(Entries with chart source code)
↓

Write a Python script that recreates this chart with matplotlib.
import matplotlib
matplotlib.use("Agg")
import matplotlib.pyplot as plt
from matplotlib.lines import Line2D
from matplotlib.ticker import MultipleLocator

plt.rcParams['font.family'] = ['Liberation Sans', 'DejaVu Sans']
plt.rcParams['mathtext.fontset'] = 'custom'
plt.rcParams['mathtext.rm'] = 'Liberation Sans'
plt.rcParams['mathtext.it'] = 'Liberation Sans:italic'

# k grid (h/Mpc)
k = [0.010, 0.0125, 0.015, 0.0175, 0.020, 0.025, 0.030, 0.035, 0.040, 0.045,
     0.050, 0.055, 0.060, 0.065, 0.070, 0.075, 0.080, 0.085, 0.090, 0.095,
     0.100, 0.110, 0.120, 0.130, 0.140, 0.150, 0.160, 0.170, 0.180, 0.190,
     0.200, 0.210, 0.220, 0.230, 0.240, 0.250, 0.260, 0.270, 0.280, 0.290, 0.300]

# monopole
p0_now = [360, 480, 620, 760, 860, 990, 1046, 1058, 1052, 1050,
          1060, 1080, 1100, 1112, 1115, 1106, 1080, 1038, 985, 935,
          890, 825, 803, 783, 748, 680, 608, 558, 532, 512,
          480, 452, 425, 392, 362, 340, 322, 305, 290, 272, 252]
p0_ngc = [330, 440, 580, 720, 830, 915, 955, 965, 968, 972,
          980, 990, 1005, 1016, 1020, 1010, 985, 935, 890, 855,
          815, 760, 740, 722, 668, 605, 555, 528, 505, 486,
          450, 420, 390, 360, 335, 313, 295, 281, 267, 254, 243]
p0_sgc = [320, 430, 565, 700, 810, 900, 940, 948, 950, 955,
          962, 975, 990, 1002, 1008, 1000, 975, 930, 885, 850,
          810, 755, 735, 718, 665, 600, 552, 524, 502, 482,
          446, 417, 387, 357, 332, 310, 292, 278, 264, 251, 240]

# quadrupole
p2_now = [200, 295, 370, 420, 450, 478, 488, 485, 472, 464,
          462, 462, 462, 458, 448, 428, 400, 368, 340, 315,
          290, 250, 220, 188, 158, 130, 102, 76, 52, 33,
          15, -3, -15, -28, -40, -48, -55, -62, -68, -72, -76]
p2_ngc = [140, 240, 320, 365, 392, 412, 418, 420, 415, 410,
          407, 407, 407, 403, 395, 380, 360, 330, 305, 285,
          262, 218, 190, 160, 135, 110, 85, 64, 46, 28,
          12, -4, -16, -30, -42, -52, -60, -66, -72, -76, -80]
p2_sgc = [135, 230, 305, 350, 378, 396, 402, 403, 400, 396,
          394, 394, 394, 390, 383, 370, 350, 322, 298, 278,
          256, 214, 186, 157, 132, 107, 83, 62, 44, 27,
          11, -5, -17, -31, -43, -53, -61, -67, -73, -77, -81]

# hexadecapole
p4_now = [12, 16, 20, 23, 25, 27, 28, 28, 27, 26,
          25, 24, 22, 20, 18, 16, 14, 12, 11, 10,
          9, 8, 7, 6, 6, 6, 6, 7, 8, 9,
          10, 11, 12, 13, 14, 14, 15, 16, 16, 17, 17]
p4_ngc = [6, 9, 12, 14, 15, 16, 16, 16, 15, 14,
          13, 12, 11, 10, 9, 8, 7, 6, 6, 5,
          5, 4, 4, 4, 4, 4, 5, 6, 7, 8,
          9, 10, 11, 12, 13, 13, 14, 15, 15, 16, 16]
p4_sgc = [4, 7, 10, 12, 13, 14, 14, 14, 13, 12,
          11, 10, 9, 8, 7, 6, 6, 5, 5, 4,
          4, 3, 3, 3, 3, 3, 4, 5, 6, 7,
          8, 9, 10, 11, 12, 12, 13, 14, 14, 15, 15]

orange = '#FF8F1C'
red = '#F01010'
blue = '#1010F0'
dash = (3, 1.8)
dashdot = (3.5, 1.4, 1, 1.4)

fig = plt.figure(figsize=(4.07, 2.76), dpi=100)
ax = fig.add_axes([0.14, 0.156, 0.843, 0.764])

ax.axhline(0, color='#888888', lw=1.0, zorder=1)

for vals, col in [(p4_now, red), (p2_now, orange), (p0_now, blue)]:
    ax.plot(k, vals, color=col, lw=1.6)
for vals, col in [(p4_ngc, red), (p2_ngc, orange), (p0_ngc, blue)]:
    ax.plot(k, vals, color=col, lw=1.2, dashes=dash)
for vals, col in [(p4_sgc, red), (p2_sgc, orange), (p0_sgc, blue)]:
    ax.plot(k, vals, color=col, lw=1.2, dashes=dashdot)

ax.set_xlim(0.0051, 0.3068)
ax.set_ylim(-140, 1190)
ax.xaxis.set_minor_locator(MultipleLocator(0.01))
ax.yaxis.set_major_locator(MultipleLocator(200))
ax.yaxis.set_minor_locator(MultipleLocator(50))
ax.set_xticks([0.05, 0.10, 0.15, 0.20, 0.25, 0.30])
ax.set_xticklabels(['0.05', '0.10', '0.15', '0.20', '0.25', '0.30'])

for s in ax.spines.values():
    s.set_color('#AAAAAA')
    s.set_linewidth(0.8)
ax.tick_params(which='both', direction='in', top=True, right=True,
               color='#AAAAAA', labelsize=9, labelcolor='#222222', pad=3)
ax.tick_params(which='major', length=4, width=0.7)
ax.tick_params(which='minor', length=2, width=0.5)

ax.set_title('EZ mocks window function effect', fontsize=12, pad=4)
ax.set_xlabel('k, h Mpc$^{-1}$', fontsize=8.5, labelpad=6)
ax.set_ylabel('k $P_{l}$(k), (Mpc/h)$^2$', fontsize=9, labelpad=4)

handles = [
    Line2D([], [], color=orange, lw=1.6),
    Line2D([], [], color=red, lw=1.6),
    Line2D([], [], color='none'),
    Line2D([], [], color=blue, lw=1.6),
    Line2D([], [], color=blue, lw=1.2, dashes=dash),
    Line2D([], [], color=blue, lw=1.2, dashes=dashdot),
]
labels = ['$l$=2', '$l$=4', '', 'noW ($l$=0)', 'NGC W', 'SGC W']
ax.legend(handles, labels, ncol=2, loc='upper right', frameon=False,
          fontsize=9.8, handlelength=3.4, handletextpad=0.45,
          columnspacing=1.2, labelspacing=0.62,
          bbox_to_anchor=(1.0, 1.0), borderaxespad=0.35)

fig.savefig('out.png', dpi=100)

↑
↓

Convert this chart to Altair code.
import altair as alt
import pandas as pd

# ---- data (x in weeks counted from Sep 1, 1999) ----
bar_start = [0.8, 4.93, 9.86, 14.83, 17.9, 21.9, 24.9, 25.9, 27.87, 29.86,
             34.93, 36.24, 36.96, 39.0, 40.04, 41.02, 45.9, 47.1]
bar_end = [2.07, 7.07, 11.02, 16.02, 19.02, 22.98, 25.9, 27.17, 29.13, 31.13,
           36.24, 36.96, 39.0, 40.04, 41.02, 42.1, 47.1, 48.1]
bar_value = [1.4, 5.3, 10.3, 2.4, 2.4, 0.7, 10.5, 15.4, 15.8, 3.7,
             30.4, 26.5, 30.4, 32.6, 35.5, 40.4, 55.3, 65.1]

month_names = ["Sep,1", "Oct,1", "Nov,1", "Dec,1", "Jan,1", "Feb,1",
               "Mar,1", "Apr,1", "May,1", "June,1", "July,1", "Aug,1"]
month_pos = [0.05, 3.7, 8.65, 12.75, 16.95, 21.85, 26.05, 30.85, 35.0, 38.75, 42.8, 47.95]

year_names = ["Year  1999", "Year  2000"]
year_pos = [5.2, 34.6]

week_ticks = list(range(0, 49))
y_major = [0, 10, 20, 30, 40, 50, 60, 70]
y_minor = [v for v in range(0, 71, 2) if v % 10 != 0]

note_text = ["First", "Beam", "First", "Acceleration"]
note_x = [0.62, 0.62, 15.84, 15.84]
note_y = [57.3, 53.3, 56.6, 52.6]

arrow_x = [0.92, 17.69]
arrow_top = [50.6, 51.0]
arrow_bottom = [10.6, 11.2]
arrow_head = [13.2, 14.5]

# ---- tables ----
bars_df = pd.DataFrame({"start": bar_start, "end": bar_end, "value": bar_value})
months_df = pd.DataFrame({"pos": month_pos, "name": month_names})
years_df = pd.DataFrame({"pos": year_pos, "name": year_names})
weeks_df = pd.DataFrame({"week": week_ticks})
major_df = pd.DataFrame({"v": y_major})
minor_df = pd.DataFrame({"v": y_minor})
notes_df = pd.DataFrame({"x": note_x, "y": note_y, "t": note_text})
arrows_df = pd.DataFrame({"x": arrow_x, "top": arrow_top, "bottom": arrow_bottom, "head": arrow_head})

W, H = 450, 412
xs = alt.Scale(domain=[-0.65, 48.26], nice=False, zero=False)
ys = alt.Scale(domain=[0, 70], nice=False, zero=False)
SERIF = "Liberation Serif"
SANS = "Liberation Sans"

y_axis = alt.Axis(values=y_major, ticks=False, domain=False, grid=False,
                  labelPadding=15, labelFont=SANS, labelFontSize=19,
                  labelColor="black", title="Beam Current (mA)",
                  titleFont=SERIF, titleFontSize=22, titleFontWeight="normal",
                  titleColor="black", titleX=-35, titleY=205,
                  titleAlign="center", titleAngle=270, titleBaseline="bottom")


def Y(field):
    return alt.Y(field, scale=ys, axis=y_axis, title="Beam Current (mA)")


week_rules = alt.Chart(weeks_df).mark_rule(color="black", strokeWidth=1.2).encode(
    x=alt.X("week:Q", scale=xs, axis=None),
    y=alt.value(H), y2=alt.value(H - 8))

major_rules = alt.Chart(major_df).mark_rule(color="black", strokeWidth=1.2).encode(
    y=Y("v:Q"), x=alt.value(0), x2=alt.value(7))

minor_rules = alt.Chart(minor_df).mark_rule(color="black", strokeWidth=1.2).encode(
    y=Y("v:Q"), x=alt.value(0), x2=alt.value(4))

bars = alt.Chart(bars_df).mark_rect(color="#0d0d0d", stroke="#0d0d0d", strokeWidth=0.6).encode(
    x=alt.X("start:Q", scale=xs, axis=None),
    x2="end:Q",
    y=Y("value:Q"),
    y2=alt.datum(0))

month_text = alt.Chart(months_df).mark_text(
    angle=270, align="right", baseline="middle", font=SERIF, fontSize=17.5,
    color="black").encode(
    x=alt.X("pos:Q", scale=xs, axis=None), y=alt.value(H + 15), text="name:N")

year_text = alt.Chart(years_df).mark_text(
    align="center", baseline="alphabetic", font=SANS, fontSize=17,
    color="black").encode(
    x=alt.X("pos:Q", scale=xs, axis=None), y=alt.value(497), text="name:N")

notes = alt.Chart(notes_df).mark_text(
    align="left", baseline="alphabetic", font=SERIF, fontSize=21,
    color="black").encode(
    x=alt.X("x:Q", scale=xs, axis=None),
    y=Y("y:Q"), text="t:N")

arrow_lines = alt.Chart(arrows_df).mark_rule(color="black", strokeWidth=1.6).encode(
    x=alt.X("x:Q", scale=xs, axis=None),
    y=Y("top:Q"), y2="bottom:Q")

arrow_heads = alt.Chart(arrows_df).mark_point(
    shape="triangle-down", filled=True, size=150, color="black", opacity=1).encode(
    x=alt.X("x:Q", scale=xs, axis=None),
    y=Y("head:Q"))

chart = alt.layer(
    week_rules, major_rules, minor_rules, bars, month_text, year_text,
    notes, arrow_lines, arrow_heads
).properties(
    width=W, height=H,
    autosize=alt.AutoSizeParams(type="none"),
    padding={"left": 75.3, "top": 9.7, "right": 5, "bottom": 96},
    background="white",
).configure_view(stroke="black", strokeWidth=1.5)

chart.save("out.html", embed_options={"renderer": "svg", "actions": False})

↑
↓

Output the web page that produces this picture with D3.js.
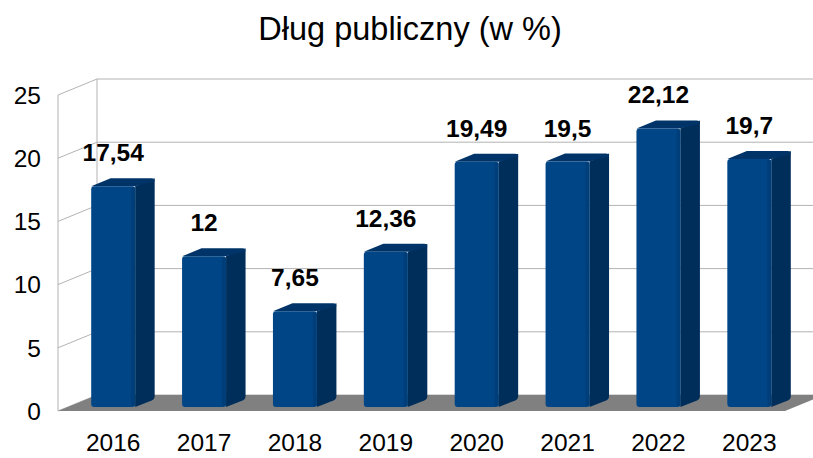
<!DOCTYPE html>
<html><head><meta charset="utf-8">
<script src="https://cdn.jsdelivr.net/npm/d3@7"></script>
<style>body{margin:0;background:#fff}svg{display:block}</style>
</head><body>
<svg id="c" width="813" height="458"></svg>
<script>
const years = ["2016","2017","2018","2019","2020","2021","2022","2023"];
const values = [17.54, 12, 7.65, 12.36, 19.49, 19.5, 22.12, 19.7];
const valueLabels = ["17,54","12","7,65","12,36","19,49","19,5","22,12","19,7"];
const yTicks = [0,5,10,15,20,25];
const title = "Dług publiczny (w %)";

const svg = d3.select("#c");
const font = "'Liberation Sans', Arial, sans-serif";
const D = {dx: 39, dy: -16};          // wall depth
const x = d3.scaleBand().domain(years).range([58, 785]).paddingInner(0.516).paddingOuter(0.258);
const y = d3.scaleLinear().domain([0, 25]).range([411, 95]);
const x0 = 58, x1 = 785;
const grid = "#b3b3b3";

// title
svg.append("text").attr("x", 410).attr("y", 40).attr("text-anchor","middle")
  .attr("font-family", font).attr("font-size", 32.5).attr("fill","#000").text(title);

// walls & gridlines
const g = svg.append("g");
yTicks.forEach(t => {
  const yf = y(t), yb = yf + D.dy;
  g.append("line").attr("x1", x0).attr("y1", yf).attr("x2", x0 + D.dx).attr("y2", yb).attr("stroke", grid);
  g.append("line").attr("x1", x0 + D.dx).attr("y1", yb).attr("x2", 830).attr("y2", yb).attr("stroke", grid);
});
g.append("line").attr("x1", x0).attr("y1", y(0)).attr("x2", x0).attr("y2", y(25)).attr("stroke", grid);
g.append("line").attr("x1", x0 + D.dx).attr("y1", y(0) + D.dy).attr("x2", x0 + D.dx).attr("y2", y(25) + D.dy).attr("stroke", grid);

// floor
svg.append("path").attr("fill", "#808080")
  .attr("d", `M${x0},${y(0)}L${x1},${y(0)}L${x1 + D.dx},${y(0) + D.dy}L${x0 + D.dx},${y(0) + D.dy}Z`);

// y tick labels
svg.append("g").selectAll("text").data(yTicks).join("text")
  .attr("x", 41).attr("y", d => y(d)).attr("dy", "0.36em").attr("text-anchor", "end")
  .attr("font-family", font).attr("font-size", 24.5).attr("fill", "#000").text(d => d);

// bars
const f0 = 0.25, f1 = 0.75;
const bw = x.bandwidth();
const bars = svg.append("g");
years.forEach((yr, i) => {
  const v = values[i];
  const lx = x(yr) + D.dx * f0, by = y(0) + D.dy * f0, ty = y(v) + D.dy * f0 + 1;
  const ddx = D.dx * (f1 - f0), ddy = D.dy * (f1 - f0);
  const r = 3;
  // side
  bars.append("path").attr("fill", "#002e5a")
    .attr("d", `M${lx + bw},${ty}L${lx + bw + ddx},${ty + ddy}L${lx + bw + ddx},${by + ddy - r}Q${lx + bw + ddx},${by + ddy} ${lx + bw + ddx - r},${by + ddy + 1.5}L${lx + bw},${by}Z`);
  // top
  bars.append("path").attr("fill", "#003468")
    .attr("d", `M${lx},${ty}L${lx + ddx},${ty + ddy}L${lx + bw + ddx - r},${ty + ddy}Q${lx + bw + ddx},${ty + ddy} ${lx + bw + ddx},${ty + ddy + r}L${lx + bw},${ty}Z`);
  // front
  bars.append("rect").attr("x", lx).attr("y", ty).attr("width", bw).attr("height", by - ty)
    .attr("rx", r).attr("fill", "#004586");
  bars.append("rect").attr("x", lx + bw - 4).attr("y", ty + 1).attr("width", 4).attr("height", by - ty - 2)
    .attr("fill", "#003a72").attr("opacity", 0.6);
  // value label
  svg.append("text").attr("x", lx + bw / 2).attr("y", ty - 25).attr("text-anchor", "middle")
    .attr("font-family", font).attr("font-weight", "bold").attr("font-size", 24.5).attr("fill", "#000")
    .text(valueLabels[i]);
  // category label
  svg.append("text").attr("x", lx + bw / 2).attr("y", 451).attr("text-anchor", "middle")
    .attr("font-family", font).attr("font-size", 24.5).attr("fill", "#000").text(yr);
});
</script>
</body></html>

↑

From the entries above, give again exactly the lines running from the line with "Convert this chart to Altair code." to the line with "30.4, 26.5, 30.4, 32.6, 35.5, 40.4, 55.3, 65.1]"; include both of those lines.

*RESPONSE TO THE EXERCISE*:
Convert this chart to Altair code.
import altair as alt
import pandas as pd

# ---- data (x in weeks counted from Sep 1, 1999) ----
bar_start = [0.8, 4.93, 9.86, 14.83, 17.9, 21.9, 24.9, 25.9, 27.87, 29.86,
             34.93, 36.24, 36.96, 39.0, 40.04, 41.02, 45.9, 47.1]
bar_end = [2.07, 7.07, 11.02, 16.02, 19.02, 22.98, 25.9, 27.17, 29.13, 31.13,
           36.24, 36.96, 39.0, 40.04, 41.02, 42.1, 47.1, 48.1]
bar_value = [1.4, 5.3, 10.3, 2.4, 2.4, 0.7, 10.5, 15.4, 15.8, 3.7,
             30.4, 26.5, 30.4, 32.6, 35.5, 40.4, 55.3, 65.1]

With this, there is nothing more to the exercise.